How Can a Strong PFM System Help to Deliver the SDGs?

Public Financial Management (PFM) is a core function of any government. A well-run PFM system empowers a government to allocate its limited resources on key priorities and to effectively and efficiently spend with maximum impact. With 2030 fast approaching, there is no greater priority for the public sector than the achievement of the Sustainable Development Goals (SDGs).

Raising the Funds

According to the International Monetary Fund, every country needs to substantially increase their budgets in order to achieve the Sustainable Development Goal commitments. The main finding of the paper is that delivering on the SDG agenda will require additional spending in 2030 of US$0.5 trillion for low-income developing countries and US$2.1 trillion for emerging market economies.

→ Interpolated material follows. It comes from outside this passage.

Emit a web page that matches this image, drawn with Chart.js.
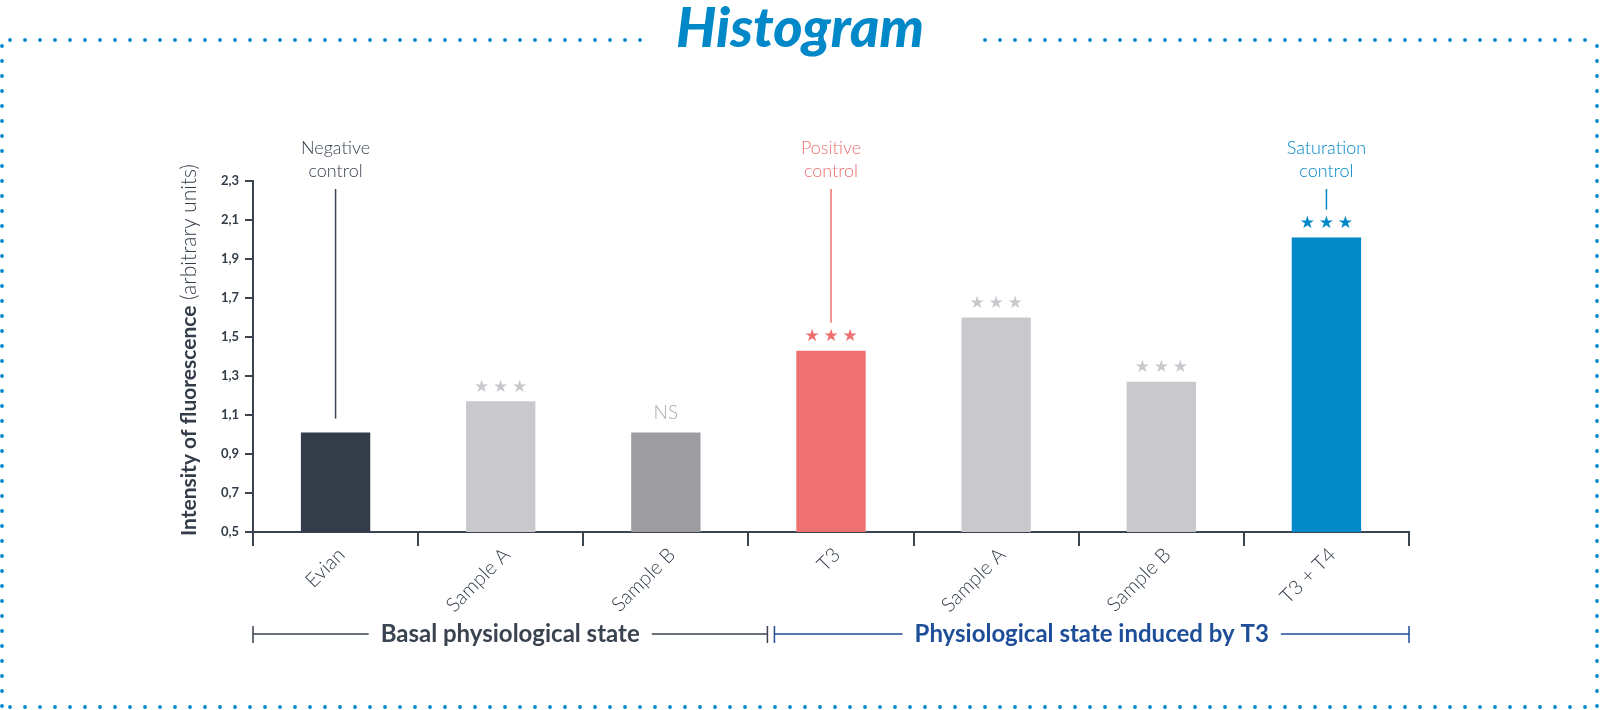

With the increased amount of spending needed, the first part of the equation is to increase domestic revenues. Governments should implement administrative reforms to improve its tax base (the total number of taxpayers) and its tax-to-GDP ratio. Increasing revenue collection efficiency reduces the reliance on borrowings and ensures that efforts to pursue the attainment of the SDGs remains sustainable.

Strengthening Public Expenditures

Increasing revenue collection is only half of the equation. More importantly, governments should improve the quality of spending.  Because of the high cost of delivering on the Sustainable Development Goals, governments should reorient their PFM systems to integrate the SDGs in every phase of the budget process – from planning, to formulation, to implementation, and finally, to reporting and accounting.

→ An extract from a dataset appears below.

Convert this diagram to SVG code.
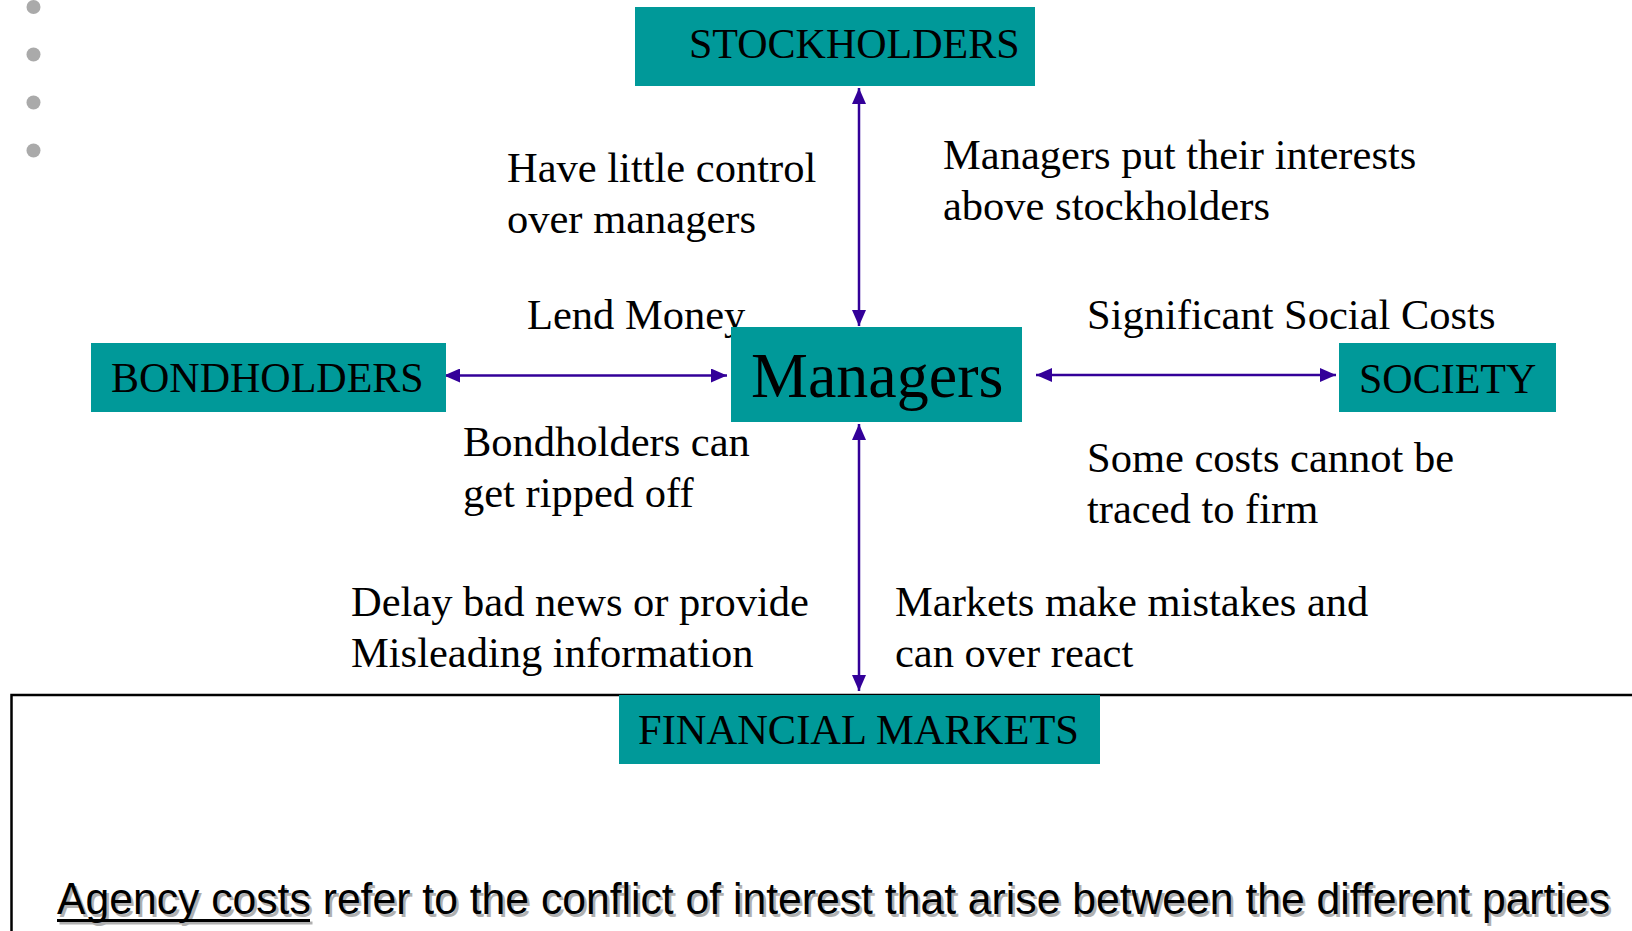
<svg xmlns="http://www.w3.org/2000/svg" width="1632" height="931" viewBox="0 0 1632 931">
  <style>
    .box { fill: #009999; }
    .node-text { font-family: "Liberation Serif", "Times New Roman", serif; font-size: 42px; fill: #000; }
    .big { font-size: 64px; }
    .label { font-family: "Liberation Serif", "Times New Roman", serif; font-size: 42.5px; fill: #000; }
    .conn { stroke: #330099; stroke-width: 2.5; fill: none; marker-start: url(#head); marker-end: url(#head); }
    .note { font-family: "Liberation Sans", Arial, sans-serif; font-size: 44px; }
  </style>
  <defs>
    <marker id="head" viewBox="0 0 16 14" refX="16" refY="7" markerWidth="16" markerHeight="14" markerUnits="userSpaceOnUse" orient="auto-start-reverse">
      <path d="M0,0 L16,7 L0,14 Z" fill="#330099"/>
    </marker>
  </defs>

  <rect width="1632" height="931" fill="#fff"/>

  <!-- bullet dots on the left edge -->
  <g id="bullets" fill="#aaaaaa">
    <circle cx="33.5" cy="7" r="7"/>
    <circle cx="33.5" cy="54.5" r="7"/>
    <circle cx="33.5" cy="102.5" r="7"/>
    <circle cx="33.5" cy="150.5" r="7"/>
  </g>

  <!-- frame of the lower text area -->
  <path id="frame" d="M11.5,931 L11.5,695 L1632,695" stroke="#000" stroke-width="2.5" fill="none"/>

  <!-- connectors -->
  <g id="connectors">
    <line class="conn" x1="859" y1="88" x2="859" y2="326"/>
    <line class="conn" x1="444" y1="375.5" x2="727" y2="375.5"/>
    <line class="conn" x1="1036" y1="375" x2="1336" y2="375"/>
    <line class="conn" x1="859" y1="424" x2="859" y2="691"/>
  </g>

  <!-- connector labels -->
  <g id="labels" class="label">
    <text x="507" y="182">Have little control</text>
    <text x="507" y="233">over managers</text>
    <text x="943" y="169">Managers put their interests</text>
    <text x="943" y="220">above stockholders</text>
    <text x="527" y="329">Lend Money</text>
    <text x="1087" y="329">Significant Social Costs</text>
    <text x="463" y="456">Bondholders can</text>
    <text x="463" y="507">get ripped off</text>
    <text x="1087" y="472">Some costs cannot be</text>
    <text x="1087" y="523">traced to firm</text>
    <text x="351" y="616">Delay bad news or provide</text>
    <text x="351" y="667">Misleading information</text>
    <text x="895" y="616">Markets make mistakes and</text>
    <text x="895" y="667">can over react</text>
  </g>

  <!-- nodes -->
  <g id="stockholders">
    <rect class="box" x="635" y="7" width="400" height="79"/>
    <text class="node-text" x="689" y="58">STOCKHOLDERS</text>
  </g>
  <g id="bondholders">
    <rect class="box" x="91" y="343" width="355" height="69"/>
    <text class="node-text" x="111" y="392">BONDHOLDERS</text>
  </g>
  <g id="managers">
    <rect class="box" x="731" y="327" width="291" height="95"/>
    <text class="node-text big" x="751" y="397">Managers</text>
  </g>
  <g id="society">
    <rect class="box" x="1339" y="343" width="217" height="69"/>
    <text class="node-text" x="1359" y="393">SOCIETY</text>
  </g>
  <g id="financial-markets">
    <rect class="box" x="619" y="695" width="481" height="69"/>
    <text class="node-text" x="638" y="744" textLength="441" lengthAdjust="spacingAndGlyphs">FINANCIAL MARKETS</text>
  </g>

  <!-- definition line with drop shadow -->
  <g id="definition" class="note">
    <g fill="#b0b0b0" transform="translate(2.5,2.5)">
      <text x="57" y="914" textLength="1553" lengthAdjust="spacingAndGlyphs">Agency costs refer to the conflict of interest that arise between the different parties</text>
      <rect x="57" y="919" width="253" height="3"/>
    </g>
    <g fill="#000">
      <text x="57" y="914" textLength="1553" lengthAdjust="spacingAndGlyphs">Agency costs refer to the conflict of interest that arise between the different parties</text>
      <rect x="57" y="919" width="253" height="3"/>
    </g>
  </g>
</svg>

Governments can incorporate the SDGs in their planning and prioritization process by ensuring that development plans, medium-term plans, and sectoral plans align with each other and revolve around the attainment of the goals. Achieving the Sustainable Development Goals is a multi-year effort. Through a medium-term expenditure framework (MTEF), governments can prioritize, plan, and sequence budget allocations over a rolling period of three to five years. The SDGs should be incorporated in these MTEFs and further detailed into sectoral and ministry budgets.

Critical in budgeting for the SDGs is to adopt a system that identifies spending items that relate to the SDGs and collates performance information for each goal. Governments can improve their PFM systems by adopting a performance-based budget where each ministry commits to performance targets related to the SDGs. 

Improved Project Management

Increased implementation capacity is a hallmark of a strong public financial management system. In order to implement massive investments related to the SDGs, governments should have a robust project management system. Contract management and project oversight are indispensable in ensuring that funds are properly spent.

Finally, reporting and auditing systems should be reoriented towards sustainable development goals. Spending reports should be linked to the delivery of outputs and outcomes related to SDGs. State auditors should likewise incorporate the goals in their value-for-money audits.

Opportunity for Transformation in Government

With so many needed reforms, incorporating the SDGs into a government’s PFM system may seem too daunting. But reorienting the budgeting system is an opportunity to push for much-needed reforms that not only improves public finance but also transform government as a whole.